* _What you have to do_
Copy exactly the lines from the start of the material through the line with "import * as". Pictures stay out of the copy.
[START]
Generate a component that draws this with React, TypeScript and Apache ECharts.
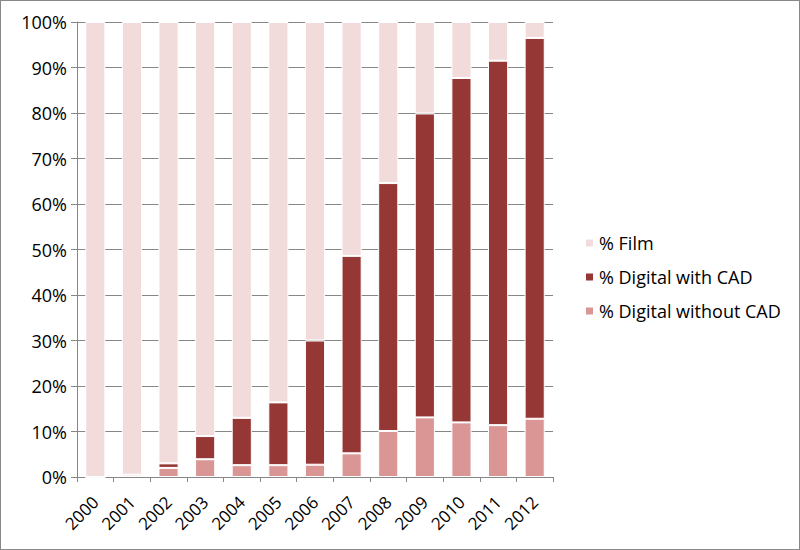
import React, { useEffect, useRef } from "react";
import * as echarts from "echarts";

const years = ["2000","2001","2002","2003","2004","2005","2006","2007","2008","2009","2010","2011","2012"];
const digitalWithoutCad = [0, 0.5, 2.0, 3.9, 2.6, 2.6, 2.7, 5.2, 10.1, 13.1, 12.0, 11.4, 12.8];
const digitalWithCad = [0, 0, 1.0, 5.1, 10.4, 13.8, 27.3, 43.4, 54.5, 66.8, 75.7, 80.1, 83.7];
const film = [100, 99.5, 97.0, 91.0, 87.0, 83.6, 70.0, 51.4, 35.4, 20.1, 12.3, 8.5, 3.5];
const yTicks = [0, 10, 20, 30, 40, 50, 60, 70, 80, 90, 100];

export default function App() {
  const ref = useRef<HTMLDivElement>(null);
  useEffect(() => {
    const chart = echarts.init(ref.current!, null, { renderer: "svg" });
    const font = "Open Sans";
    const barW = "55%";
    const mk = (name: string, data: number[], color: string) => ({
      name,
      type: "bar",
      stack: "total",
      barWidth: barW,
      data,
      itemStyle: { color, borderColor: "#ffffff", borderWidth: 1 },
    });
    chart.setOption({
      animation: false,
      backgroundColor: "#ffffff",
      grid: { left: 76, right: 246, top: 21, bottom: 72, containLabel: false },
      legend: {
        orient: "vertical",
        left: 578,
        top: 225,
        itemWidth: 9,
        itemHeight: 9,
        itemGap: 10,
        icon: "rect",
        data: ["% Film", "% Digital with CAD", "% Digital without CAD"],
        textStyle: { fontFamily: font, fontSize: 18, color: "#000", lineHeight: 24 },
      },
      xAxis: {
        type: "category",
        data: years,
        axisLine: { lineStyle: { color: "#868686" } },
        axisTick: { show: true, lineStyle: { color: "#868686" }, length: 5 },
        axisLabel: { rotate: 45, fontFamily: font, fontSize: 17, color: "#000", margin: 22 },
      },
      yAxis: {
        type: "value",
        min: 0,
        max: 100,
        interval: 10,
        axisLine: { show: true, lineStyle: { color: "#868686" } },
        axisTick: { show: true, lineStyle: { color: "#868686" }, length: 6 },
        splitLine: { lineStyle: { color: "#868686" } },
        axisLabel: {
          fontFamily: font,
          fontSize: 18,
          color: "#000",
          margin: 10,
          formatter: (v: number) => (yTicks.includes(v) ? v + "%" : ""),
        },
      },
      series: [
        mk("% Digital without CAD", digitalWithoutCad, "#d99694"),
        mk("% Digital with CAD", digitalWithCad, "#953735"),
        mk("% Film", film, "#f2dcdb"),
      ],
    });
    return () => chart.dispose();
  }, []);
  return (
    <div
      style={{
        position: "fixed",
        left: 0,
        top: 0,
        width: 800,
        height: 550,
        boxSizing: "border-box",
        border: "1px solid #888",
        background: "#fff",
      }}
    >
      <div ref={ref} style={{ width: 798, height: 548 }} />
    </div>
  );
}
[END]
* _Exercise result_
Generate a component that draws this with React, TypeScript and Apache ECharts.
import React, { useEffect, useRef } from "react";
import * as echarts from "echarts";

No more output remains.